01 January 2012

See You Next Year, Delicious Christmas Cookies


Well, it's a New Year, but we're not leaving this holiday behind before we meditate on the Pracinky, a faintly chocolatey, faintly clovey Czech Christmas cookie that looks like a rolling brown mountaintop dusted with snow.

They are a Furbacher classic, and after a series of family emails and recipes tossed back and forth in December (and because my mom gave me her molds), I decided to give them a go this year.

My dad translated his aunt's recipe for this -- ingredients including flour, butter, icing sugar, ground nuts, cocoa, cinnamon and ground cloves.

I thought it was weird to use only icing sugar in the recipe instead of granulated sugar... Some notes from my dad on that subject:

Icing sugar by virtue of its name is over there [in North America] thought about mainly for icings or sprinkling on top of things -- however here [here being the Czech Republic], it is the sugar used for the baking of all fine cookies and pastry. All mothers and grandmothers used it and all recipes call for it. Some bakers even sift it to get the finest powder sugar. I think it blends with flour better. Since there is no liquid, the dough for these cookies is quite tough and it would probably take major effort in kneading to dissolve the rough-textured sugar.

Finally I got a classic family recipe right -- well, almost right. While the cookies tasted great, the raw dough was quite crumbly and hard to work with. It may be a simple matter of using pastry flour instead of all-purpose, or adding a Tbsp more butter to the mix. Once I've perfected it, I'll post it in time for Christmas next year.

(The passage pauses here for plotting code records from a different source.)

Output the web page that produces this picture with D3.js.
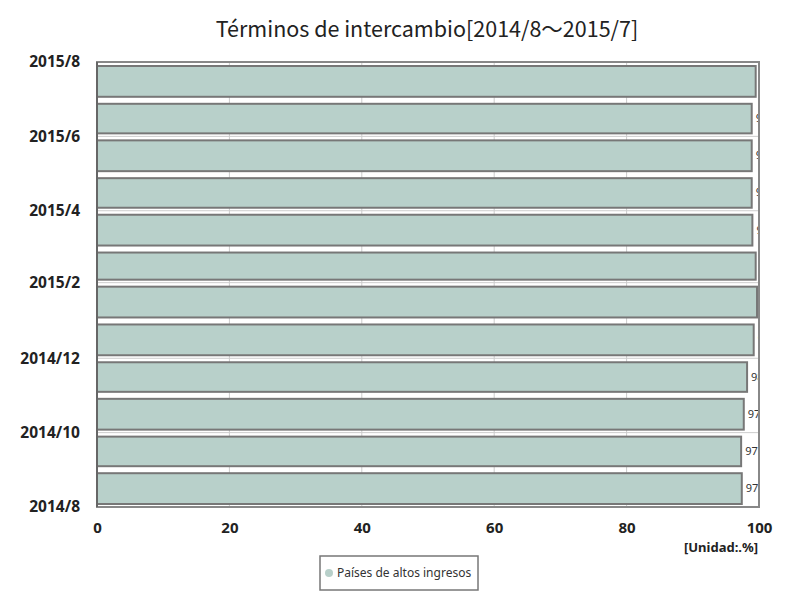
<!DOCTYPE html>
<html>
<head>
<meta charset="utf-8">
<script src="https://cdn.jsdelivr.net/npm/d3@7"></script>
<style>
  body { margin: 0; background: #fff; }
  text { font-family: "Noto Sans", "Open Sans", sans-serif; }
</style>
</head>
<body>
<svg id="chart" width="800" height="600"></svg>
<script>
// months shown as bars (bottom to top)
var months = ["2014/8","2014/9","2014/10","2014/11","2014/12","2015/1",
              "2015/2","2015/3","2015/4","2015/5","2015/6","2015/7"];
// terms of trade, high income countries (%)
var values = [97.4, 97.3, 97.7, 98.2, 99.2, 99.7, 99.5, 99.0, 98.9, 98.9, 98.9, 99.5];
var xTicks = [0, 20, 40, 60, 80, 100];
var yTickLabels = ["2014/8","2014/10","2014/12","2015/2","2015/4","2015/6","2015/8"];
var seriesName = "Países de altos ingresos";

var svg = d3.select("#chart");
var parse = d3.timeParse("%Y/%m");
var fmt = d3.timeFormat("%Y/%-m");

var mLeft = 97, mRight = 759, mTop = 62, mBottom = 507;

var x = d3.scaleLinear().domain([0, 100]).range([mLeft, mRight]);
var y = d3.scaleTime()
    .domain([parse("2014/8"), parse("2015/8")])
    .range([mBottom, mTop]);

svg.append("text")
    .attr("x", 427).attr("y", 37)
    .attr("text-anchor", "middle")
    .style("font-size", "21.5px").style("fill", "#222")
    .style("font-family", "'Noto Sans CJK JP', 'Noto Sans', sans-serif")
    .text("Términos de intercambio[2014/8～2015/7]");

// grid
var yTicks = yTickLabels.map(parse);
svg.append("g").selectAll("line").data(xTicks.slice(1, -1)).join("line")
    .attr("x1", d => x(d)).attr("x2", d => x(d))
    .attr("y1", mTop).attr("y2", mBottom)
    .style("stroke", "#ccc");
svg.append("g").selectAll("line").data(yTicks).join("line")
    .attr("x1", mLeft).attr("x2", mRight)
    .attr("y1", d => y(d)).attr("y2", d => y(d))
    .style("stroke", "#ccc");

svg.append("defs").append("clipPath").attr("id", "clip")
    .append("rect").attr("x", mLeft).attr("y", mTop)
    .attr("width", mRight - mLeft).attr("height", mBottom - mTop);

var plot = svg.append("g").attr("clip-path", "url(#clip)");

plot.selectAll("rect.bar").data(months).join("rect")
    .attr("class", "bar")
    .attr("x", x(0))
    .attr("y", d => y(d3.timeMonth.offset(parse(d), 1)) + 4)
    .attr("height", d => y(parse(d)) - y(d3.timeMonth.offset(parse(d), 1)) - 7)
    .attr("width", (d, i) => x(values[i]) - x(0))
    .style("fill", "#b8d0ca")
    .style("stroke", "#777")
    .style("stroke-width", 2);

plot.selectAll("text.val").data(months).join("text")
    .attr("class", "val")
    .attr("x", (d, i) => x(values[i]) + 4)
    .attr("y", d => (y(parse(d)) + y(d3.timeMonth.offset(parse(d), 1))) / 2 + 4)
    .style("font-size", "11px").style("fill", "#333")
    .text((d, i) => values[i].toFixed(1));

// frame
svg.append("rect")
    .attr("x", mLeft).attr("y", mTop)
    .attr("width", mRight - mLeft).attr("height", mBottom - mTop)
    .style("fill", "none").style("stroke", "#888").style("stroke-width", 2);
svg.append("line")
    .attr("x1", mLeft).attr("x2", mLeft).attr("y1", mTop).attr("y2", mBottom)
    .style("stroke", "#666").style("stroke-width", 2);

// axes
var xAxis = svg.append("g").attr("transform", "translate(0," + mBottom + ")")
    .call(d3.axisBottom(x).tickValues(xTicks).tickSize(0).tickPadding(15));
xAxis.select(".domain").remove();
xAxis.selectAll("text").style("font-size", "15px").style("font-weight", "bold").style("fill", "#222");

var yAxis = svg.append("g").attr("transform", "translate(" + mLeft + ",0)")
    .call(d3.axisLeft(y).tickValues(yTicks).tickFormat(fmt).tickSize(0).tickPadding(17));
yAxis.select(".domain").remove();
yAxis.selectAll("text").style("font-size", "15.5px").style("font-weight", "bold").style("fill", "#222");

svg.append("text")
    .attr("x", 758).attr("y", 552)
    .attr("text-anchor", "end")
    .style("font-size", "13px").style("font-weight", "bold").style("fill", "#222")
    .text("[Unidad:.%]");

// legend
var lg = svg.append("g").attr("transform", "translate(320,556)");
lg.append("rect").attr("width", 158).attr("height", 34)
    .style("fill", "#fff").style("stroke", "#777").style("stroke-width", 1.5);
lg.append("circle").attr("cx", 9).attr("cy", 17).attr("r", 4).style("fill", "#b8d0ca");
lg.append("text").attr("x", 17).attr("y", 21)
    .style("font-size", "12px").style("fill", "#333")
    .text(seriesName);
</script>
</body>
</html>
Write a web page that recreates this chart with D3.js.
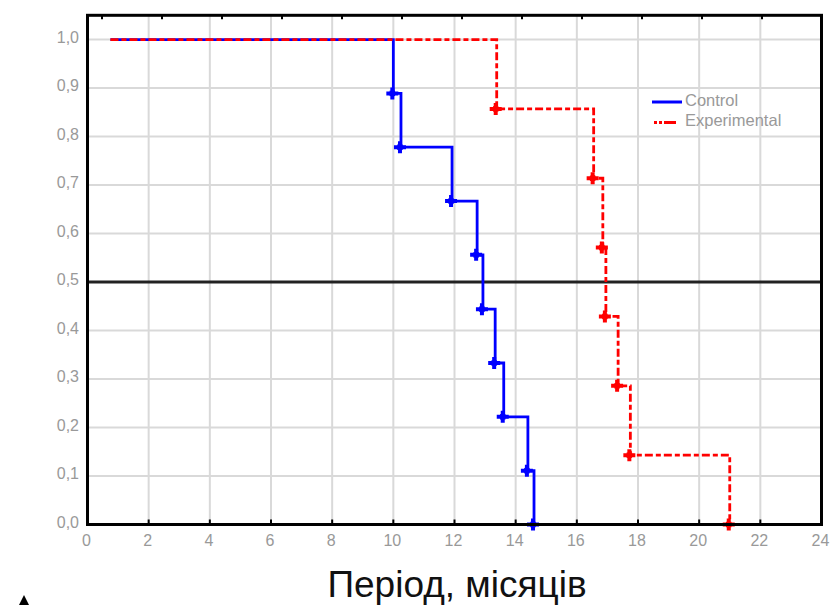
<!DOCTYPE html>
<html>
<head>
<meta charset="utf-8">
<script src="https://cdn.jsdelivr.net/npm/d3@7"></script>
<style>
  html, body { margin: 0; padding: 0; background: #fff; }
  svg { display: block; }
  text { font-family: "Liberation Sans", Arial, sans-serif; }
</style>
</head>
<body>
<script>
// ---- data ----
const seriesNames = ["Control", "Experimental"];
const controlTimes = [0.75, 10.0, 10.25, 11.92, 12.74, 12.93, 13.33, 13.61, 14.4, 14.6];
const controlSurvival = [1.0, 0.889, 0.778, 0.667, 0.556, 0.444, 0.333, 0.222, 0.111, 0.0];
const experimentalTimes = [0.75, 13.38, 16.55, 16.85, 16.95, 17.35, 17.75, 21.0];
const experimentalSurvival = [1.0, 0.857, 0.714, 0.571, 0.429, 0.286, 0.143, 0.0];
const xTickValues = [0, 2, 4, 6, 8, 10, 12, 14, 16, 18, 20, 22, 24];
const yTickValues = [0.0, 0.1, 0.2, 0.3, 0.4, 0.5, 0.6, 0.7, 0.8, 0.9, 1.0];
const medianLevel = 0.5;
const xTitle = "Період, місяців";

// ---- layout ----
const W = 834, H = 605;
const mL = 87.5, mR = 821.5, mT = 15.3, mB = 524.5;

const svg = d3.select("body").append("svg").attr("width", W).attr("height", H);
svg.append("rect").attr("width", W).attr("height", H).attr("fill", "#fff");

const x = d3.scaleLinear().domain([0, 24]).range([mL, mR]);
const y = d3.scaleLinear().domain([0, 1.05]).range([mB, mT]);

// grid
const grid = svg.append("g");
grid.append("g").selectAll("line").data(xTickValues.slice(1, -1)).join("line")
  .attr("x1", d => x(d)).attr("x2", d => x(d))
  .attr("y1", mT).attr("y2", mB)
  .attr("stroke", "#d9d9d9").attr("stroke-width", 2);
grid.append("g").selectAll("line").data(yTickValues.slice(1)).join("line")
  .attr("x1", mL).attr("x2", mR)
  .attr("y1", d => y(d)).attr("y2", d => y(d))
  .attr("stroke", "#d9d9d9").attr("stroke-width", 2);

// median reference line
svg.append("line")
  .attr("x1", mL).attr("x2", mR)
  .attr("y1", y(medianLevel)).attr("y2", y(medianLevel))
  .attr("stroke", "#222").attr("stroke-width", 3);

// step lines
const line = d3.line().x(d => x(d[0])).y(d => y(d[1])).curve(d3.curveStepAfter);
const controlPts = controlTimes.map((t, i) => [t, controlSurvival[i]]);
const expPts = experimentalTimes.map((t, i) => [t, experimentalSurvival[i]]);

svg.append("path").datum(controlPts).attr("d", line)
  .attr("fill", "none").attr("stroke", "#0000ff").attr("stroke-width", 2.8);
svg.append("path").datum(expPts).attr("d", line)
  .attr("fill", "none").attr("stroke", "#ff0000").attr("stroke-width", 2.8)
  .attr("stroke-dasharray", "8,3,5,3");

// markers
const sym = d3.symbol().type(d3.symbolCross).size(80);
const sq = d3.symbol().type(d3.symbolSquare).size(30);
function drawMarkers(pts, color) {
  const g = svg.append("g");
  g.selectAll("path.c").data(pts).join("path").attr("class", "c")
    .attr("d", sym).attr("transform", d => `translate(${x(d[0]) - 1},${y(d[1])})`)
    .attr("fill", color);
  g.selectAll("path.s").data(pts).join("path").attr("class", "s")
    .attr("d", sq).attr("transform", d => `translate(${x(d[0]) - 1},${y(d[1])})`)
    .attr("fill", color);
}
drawMarkers(controlPts.slice(1), "#0000ff");
drawMarkers(expPts.slice(1), "#ff0000");

// frame
svg.append("rect")
  .attr("x", mL).attr("y", mT).attr("width", mR - mL).attr("height", mB - mT)
  .attr("fill", "none").attr("stroke", "#000").attr("stroke-width", 3);

// bottom ticks (inward)
svg.append("g").selectAll("line").data(xTickValues.slice(1, -1)).join("line")
  .attr("x1", d => x(d)).attr("x2", d => x(d))
  .attr("y1", mB).attr("y2", mB - 5)
  .attr("stroke", "#000").attr("stroke-width", 2);
// top ticks (secondary scale)
const xTop = d3.scaleLinear().domain([0, 12]).range([102, 822]);
svg.append("g").selectAll("line").data(d3.range(0, 12)).join("line")
  .attr("x1", d => xTop(d)).attr("x2", d => xTop(d))
  .attr("y1", mT).attr("y2", mT + 4)
  .attr("stroke", "#000").attr("stroke-width", 2);

// tick labels
const fmt = d => d3.format(".1f")(d).replace(".", ",");
svg.append("g").selectAll("text").data(yTickValues).join("text")
  .attr("x", 79).attr("y", d => y(d) + 3)
  .attr("text-anchor", "end").attr("font-size", 16).attr("fill", "#999")
  .text(fmt);
svg.append("g").selectAll("text").data(xTickValues).join("text")
  .attr("x", d => x(d) - 1).attr("y", 546)
  .attr("text-anchor", "middle").attr("font-size", 16).attr("fill", "#999")
  .text(d => d);

// axis title
svg.append("text").attr("x", 457).attr("y", 597)
  .attr("text-anchor", "middle").attr("font-size", 37).attr("fill", "#111")
  .text(xTitle);

// legend
const lg = svg.append("g");
lg.append("line").attr("x1", 652).attr("x2", 682).attr("y1", 102).attr("y2", 102)
  .attr("stroke", "#0000ff").attr("stroke-width", 3);
lg.append("line").attr("x1", 654).attr("x2", 677).attr("y1", 122.5).attr("y2", 122.5)
  .attr("stroke", "#ff0000").attr("stroke-width", 3).attr("stroke-dasharray", "3,2,3,2,12");
lg.append("text").attr("x", 685).attr("y", 106).attr("font-size", 16.5).attr("fill", "#999")
  .text(seriesNames[0]);
lg.append("text").attr("x", 685).attr("y", 126).attr("font-size", 16.5).attr("fill", "#999")
  .text(seriesNames[1]);

// cut-off mark at bottom-left (tip of a panel letter below the frame)
svg.append("path")
  .attr("d", d3.line()([[24, 595], [19, 605], [29, 605]]) + "Z")
  .attr("fill", "#000");
</script>
</body>
</html>
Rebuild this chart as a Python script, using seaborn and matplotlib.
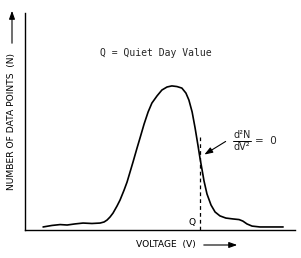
import matplotlib
matplotlib.use("Agg")
import matplotlib.pyplot as plt
from matplotlib.patches import FancyArrowPatch
from matplotlib.lines import Line2D
import pandas as pd
import seaborn as sns

# curve (voltage and count in arbitrary 0-100 units)
voltage = [6.7, 10.0, 13.0, 15.6, 18.5, 21.5, 24.8, 27.8, 29.3, 30.4, 31.5, 32.6,
           34.1, 35.2, 36.7, 37.8, 38.9, 40.0, 41.5, 42.6, 44.1, 45.6, 47.0, 48.9,
           50.7, 52.6, 54.4, 56.3, 58.1, 59.6, 60.7, 61.9, 63.0, 64.1, 64.8, 65.6,
           66.3, 67.4, 68.9, 70.4, 72.2, 74.4, 77.0, 79.3, 80.7, 82.2, 84.1, 87.0,
           91.5, 95.6]
counts = [1.4, 2.1, 2.5, 2.3, 2.8, 3.2, 3.0, 3.2, 3.7, 4.6, 6.0, 7.8,
          11.1, 13.8, 18.4, 22.1, 26.7, 31.3, 37.8, 42.4, 48.8, 54.4, 58.5, 61.8,
          64.5, 65.9, 66.4, 66.1, 65.4, 63.1, 59.9, 54.4, 47.0, 38.7, 33.2, 27.6,
          22.6, 16.6, 11.5, 8.3, 6.5, 5.5, 5.1, 4.8, 4.1, 2.8, 1.8, 1.4,
          1.4, 1.4]
q_voltage = 64.8
q_line_top = 43.0

df = pd.DataFrame({"voltage": voltage, "count": counts})

sns.set_style("white")
W, H = 301, 258
fig = plt.figure(figsize=(W / 100, H / 100), dpi=100)


def fx(px):
    return px / W


def fy(py):
    return 1 - py / H


ax = fig.add_axes([fx(25), fy(230), (295 - 25) / W, (230 - 13) / H])
sns.lineplot(data=df, x="voltage", y="count", color="black", linewidth=1.2, ax=ax)
ax.vlines(q_voltage, 0, q_line_top, colors="black", linestyles=(0, (3, 2.5)), linewidth=0.9)
ax.set_xlim(0, 100)
ax.set_ylim(0, 100)
ax.set_xticks([])
ax.set_yticks([])
ax.set_xlabel("")
ax.set_ylabel("")
for side in ["top", "right"]:
    ax.spines[side].set_visible(False)
for side in ["left", "bottom"]:
    ax.spines[side].set_color("black")
    ax.spines[side].set_linewidth(1.0)

lab = dict(family="DejaVu Sans", fontsize=6.6, color="black")
fig.text(fx(12), fy(121), "NUMBER OF DATA POINTS  (N)", rotation=90,
         ha="center", va="center", **lab)
fig.text(fx(166), fy(245), "VOLTAGE  (V)", ha="center", va="center", **lab)


def arrow(p0, p1):
    fig.add_artist(FancyArrowPatch((fx(p0[0]), fy(p0[1])), (fx(p1[0]), fy(p1[1])),
                                   transform=fig.transFigure,
                                   arrowstyle="-|>,head_length=0.7,head_width=0.25",
                                   mutation_scale=7, color="black", lw=0.8))


arrow((12, 46), (12, 8))
arrow((201, 245), (240, 245))
arrow((228, 140), (202, 156))

fig.text(fx(156), fy(53), "Q = Quiet Day Value", family="DejaVu Sans Mono",
         fontsize=7, ha="center", va="center")
ax.text(q_voltage - 1.5, 1.5, "Q", ha="right", va="bottom", **lab)

# d2N/dV2 = 0 label
fig.text(fx(242), fy(138.5), "d\u00b2N", fontsize=7, ha="center", va="baseline")
fig.text(fx(242), fy(142.5), "dV\u00b2", fontsize=7, ha="center", va="top")
fig.add_artist(Line2D([fx(233), fx(251)], [fy(140.5), fy(140.5)],
                      transform=fig.transFigure, color="black", lw=0.7))
fig.text(fx(266), fy(141), "=  0", fontsize=7.5, ha="center", va="center")

fig.savefig("out.png", dpi=100)
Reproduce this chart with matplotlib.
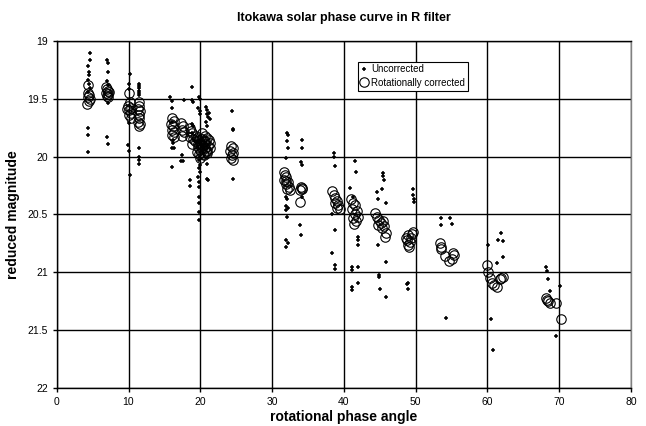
import matplotlib.pyplot as plt
from matplotlib.ticker import FuncFormatter

plt.rcParams['font.family'] = ['Liberation Sans', 'DejaVu Sans']

# phase angle (deg) and reduced R magnitude, rotationally corrected
corr_x = [4.3, 4.4, 4.5, 4.3, 4.6, 4.5, 4.2,
          6.8, 7.0, 7.2, 6.9, 7.1, 7.3, 7.0, 7.2,
          10.0, 10.2, 9.9, 10.3, 10.1, 10.4, 10.0, 10.3, 9.8,
          11.4, 11.5, 11.3, 11.6, 11.4, 11.5, 11.3, 11.6, 11.4,
          16.0, 16.3, 15.9, 16.2, 16.0, 16.4, 16.1, 16.3,
          17.3, 17.6, 17.4, 17.8, 17.5,
          18.5, 18.7, 18.9, 18.6, 19.0, 19.2, 18.8, 19.4,
          19.6, 19.8, 20.0, 20.2, 19.7, 19.9, 20.1, 19.8, 20.0, 20.3, 20.5, 20.7,
          20.4, 20.6, 20.8, 21.0, 21.2, 21.4, 21.1, 21.3, 20.9, 20.2, 20.6, 19.6, 20.4,
          19.9, 20.3, 20.7, 21.0, 20.5, 19.7, 20.1,
          24.3, 24.5, 24.2, 24.6, 24.4, 24.3, 24.5,
          31.6, 31.8, 32.0, 31.7, 32.2, 31.9, 32.3, 32.1, 32.5, 32.0,
          34.0, 34.2, 34.1, 33.9, 33.9,
          38.4, 38.6, 38.8, 39.0, 38.7, 39.2, 39.4, 39.1,
          41.0, 41.3, 41.6, 41.2, 41.8, 41.5, 42.0, 41.3, 41.7, 41.4,
          44.4, 44.6, 44.9, 45.2, 44.8, 45.4, 45.6, 45.3, 45.8, 45.7,
          48.6, 48.8, 49.0, 49.3, 49.5, 49.7, 49.2, 48.9, 49.1,
          53.4, 53.5, 53.6, 54.1, 54.7, 55.2, 55.3, 55.0,
          60.0, 60.1, 60.3, 60.6, 60.9, 61.3, 61.7, 62.1, 61.9,
          68.1, 68.3, 68.5, 68.7, 69.6, 70.2]
corr_m = [19.38, 19.45, 19.47, 19.49, 19.50, 19.52, 19.55,
          19.40, 19.42, 19.43, 19.45, 19.46, 19.44, 19.48, 19.49,
          19.45, 19.53, 19.56, 19.58, 19.60, 19.62, 19.64, 19.67, 19.59,
          19.53, 19.56, 19.59, 19.61, 19.64, 19.67, 19.70, 19.72, 19.74,
          19.67, 19.69, 19.72, 19.74, 19.77, 19.79, 19.81, 19.83,
          19.71, 19.74, 19.77, 19.79, 19.82,
          19.75, 19.78, 19.80, 19.83, 19.85, 19.87, 19.89, 19.82,
          19.84, 19.86, 19.88, 19.90, 19.92, 19.94, 19.96, 19.98, 20.01, 19.85, 19.87, 19.89,
          19.91, 19.93, 19.95, 19.84, 19.86, 19.88, 19.91, 19.93, 19.97, 19.80, 19.82, 19.96, 19.98,
          19.90, 19.93, 19.87, 19.95, 19.99, 19.89, 19.85,
          19.91, 19.93, 19.95, 19.97, 19.99, 20.01, 20.03,
          20.13, 20.16, 20.18, 20.20, 20.22, 20.24, 20.26, 20.28, 20.29, 20.21,
          20.26, 20.27, 20.28, 20.29, 20.39,
          20.30, 20.33, 20.36, 20.38, 20.40, 20.42, 20.45, 20.44,
          20.37, 20.40, 20.42, 20.45, 20.47, 20.50, 20.52, 20.53, 20.56, 20.58,
          20.49, 20.52, 20.55, 20.57, 20.59, 20.56, 20.60, 20.62, 20.66, 20.69,
          20.70, 20.72, 20.68, 20.70, 20.67, 20.65, 20.74, 20.76, 20.78,
          20.75, 20.78, 20.80, 20.86, 20.90, 20.83, 20.85, 20.88,
          20.94, 21.00, 21.05, 21.09, 21.11, 21.13, 21.06, 21.04, 21.05,
          21.22, 21.24, 21.25, 21.26, 21.26, 21.40]

# uncorrected single measurements
unc_x = [4.6, 4.6, 4.3, 4.5, 4.5, 4.4, 4.5, 4.6, 4.4, 4.3, 4.4, 4.3,
         7.0, 7.2, 7.1, 7.0, 7.2, 7.1, 7.0, 7.1,
         10.2, 10.0, 10.1, 10.0, 9.9, 10.1, 10.2,
         11.5, 11.5, 11.5, 11.5, 11.5, 11.5, 11.5, 11.5, 11.5, 11.5,
         15.8, 16.0, 16.1, 16.0, 16.2, 16.0, 16.1, 16.2, 16.3,
         17.8, 17.5, 17.6, 18.8, 17.3,
         18.9, 19.0, 18.9, 19.0, 18.9, 19.1, 18.6, 18.6,
         19.8, 19.9, 19.7, 19.9, 20.0, 19.8, 19.9, 19.8, 19.9, 19.7, 19.8,
         19.8, 19.8, 19.8, 19.8, 19.8,
         20.8, 21.0, 20.9, 21.1, 20.8, 21.0, 21.2, 21.4, 20.9, 21.0, 21.1,
         24.4, 24.5, 24.6, 24.5,
         32.1, 32.2, 32.1, 32.2, 32.0, 32.0, 32.1, 31.9, 32.0, 32.2, 32.1, 31.9, 32.2, 32.0,
         34.1, 34.2, 34.0, 34.1, 34.2, 33.9, 34.0,
         38.6, 38.6, 38.7, 38.3, 38.8, 38.4, 38.8, 38.8,
         41.5, 41.7, 40.9, 41.3, 41.9, 42.0, 41.9, 41.2, 41.2, 42.0, 41.1, 41.1, 41.9,
         45.5, 45.5, 45.6, 45.3, 44.6, 44.7, 45.8, 44.7, 45.8, 44.9, 44.9, 45.0, 45.8,
         49.7, 49.6, 49.8, 49.8, 48.9, 49.0, 48.8,
         53.5, 54.8, 53.5, 55.1, 54.2,
         60.1, 61.5, 62.1, 61.9, 61.3, 62.2, 60.5, 60.8,
         68.2, 68.3, 68.5, 68.7, 70.1, 69.6]
unc_m = [19.11, 19.17, 19.22, 19.27, 19.30, 19.34, 19.37, 19.41, 19.44, 19.75, 19.81, 19.96,
         19.17, 19.19, 19.27, 19.35, 19.38, 19.535, 19.83, 19.89,
         19.29, 19.37, 19.42, 19.71, 19.90, 19.95, 20.16,
         19.37, 19.39, 19.41, 19.43, 19.45, 19.47, 19.93, 20.00, 20.03, 20.06,
         19.49, 19.52, 19.58, 19.70, 19.86, 19.93, 20.09, 19.88, 19.93,
         19.51, 19.99, 20.04, 19.40, 20.04,
         19.51, 19.53, 19.72, 19.74, 19.80, 19.86, 20.20, 20.25,
         19.49, 19.50, 19.58, 19.61, 19.63, 20.03, 20.07, 20.10, 20.13, 20.18, 20.22,
         20.26, 20.35, 20.40, 20.48, 20.55,
         19.57, 19.60, 19.63, 19.66, 19.70, 19.74, 19.62, 19.68, 20.06, 20.19, 20.20,
         19.61, 19.76, 19.77, 20.19,
         19.80, 19.81, 19.87, 19.93, 20.01, 20.35, 20.37, 20.43, 20.46, 20.44, 20.52, 20.72, 20.75, 20.78,
         19.86, 19.93, 20.05, 20.07, 20.35, 20.59, 20.68,
         19.97, 20.00, 20.08, 20.50, 20.63, 20.83, 20.94, 20.97,
         20.04, 20.13, 20.27, 20.35, 20.69, 20.72, 20.76, 20.95, 20.98, 20.95, 21.13, 21.15, 21.09,
         20.14, 20.17, 20.20, 20.28, 20.31, 20.37, 20.40, 20.76, 20.91, 21.02, 21.04, 21.14, 21.21,
         20.28, 20.33, 20.37, 20.39, 21.09, 21.14, 21.10,
         20.53, 20.53, 20.59, 20.58, 21.39,
         20.76, 20.72, 20.73, 20.66, 20.92, 20.87, 21.40, 21.67,
         20.95, 20.99, 21.06, 21.16, 21.12, 21.55]

x_ticks = [0, 10, 20, 30, 40, 50, 60, 70, 80]
y_ticks = [19, 19.5, 20, 20.5, 21, 21.5, 22]

fig = plt.figure(figsize=(6.46, 4.26), dpi=100)
ax = fig.add_axes([0.0878, 0.0885, 0.889, 0.816])

ax.plot(unc_x, unc_m, linestyle='none', marker='+', markersize=3, markeredgewidth=1.1,
        color='black', label='Uncorrected')
ax.plot(corr_x, corr_m, linestyle='none', marker='o', markersize=6.8, markerfacecolor='none',
        markeredgecolor='black', markeredgewidth=0.8, label='Rotationally corrected')

ax.set_xlim(0, 80)
ax.set_ylim(22, 19)
ax.set_xticks(x_ticks)
ax.set_yticks(y_ticks)
ax.yaxis.set_major_formatter(FuncFormatter(lambda v, p: '%g' % v))
ax.grid(True, color='black', linewidth=1)
ax.set_axisbelow(True)
ax.tick_params(labelsize=7.5, length=3, width=1, direction='out')
for s in ax.spines.values():
    s.set_color('black')
    s.set_linewidth(1)
ax.spines['right'].set_color('#808080')

ax.set_title('Itokawa solar phase curve in R filter', fontsize=9, fontweight='bold', pad=14)
ax.set_xlabel('rotational phase angle', fontsize=10, fontweight='bold', labelpad=2)
ax.set_ylabel('reduced magnitude', fontsize=10, fontweight='bold', labelpad=5)

leg = ax.legend(loc='upper left', bbox_to_anchor=(0.525, 0.94), fontsize=7, frameon=True,
                fancybox=False, framealpha=1, edgecolor='black', handlelength=0.6,
                handletextpad=0.4, borderpad=0.3, labelspacing=0.35, borderaxespad=0)
leg.get_frame().set_linewidth(0.8)

fig.savefig('out.png', dpi=100)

Ok, one more special treat: Candy Cane Bark! Bark featuring white chocolate seems to be an easy favourite among my test subjects. My plan this year is to make white chocolate bark for every holiday and special occasion. (Remember this?)


Here is the recipe I used. It consists of: 12 oz white chocolate, 12 oz dark chocolate and 48 mini candy canes. I was concerned about hurting my food processor with the candy canes, so I tried breaking them up with a rolling pin in a plastic bag.


But that soon proved to be taking forever. Plus bits of plastic were starting to break off and candy cane dust was getting everywhere. So I poured it all in the food processor and pulsed it to pieces. No food processors were harmed in the making of this candy cane dust.


So once you have your candy cane dust ready, you melt the dark chocolate in a metal bowl on top of a simmering pot of water.


Pour it onto a wax paper-lined baking sheet and spread it out. Let it solidify in the fridge. Then melt the white chocolate like you did the dark, and mix in 3/4 of the candy cane dust.


Spread the white chocolate mixture over the dark chocolate, and then sprinkle the rest of the candy canes on top. Back in the fridge with the whole lot, and once hardened, break it into small pieces of deliciousness.

2 comments:

  1. These Christmas treats look beautiful. I love your dad's notes on sugar. And that you're using your mom's Pracinky moulds. So pretty.

    Happy new year, Michelle! Hope you had a great Christmas.

    ReplyDelete
  2. Thanks Jackie! Been thinking about you. Hope you had a good start to the new year! Talk soon.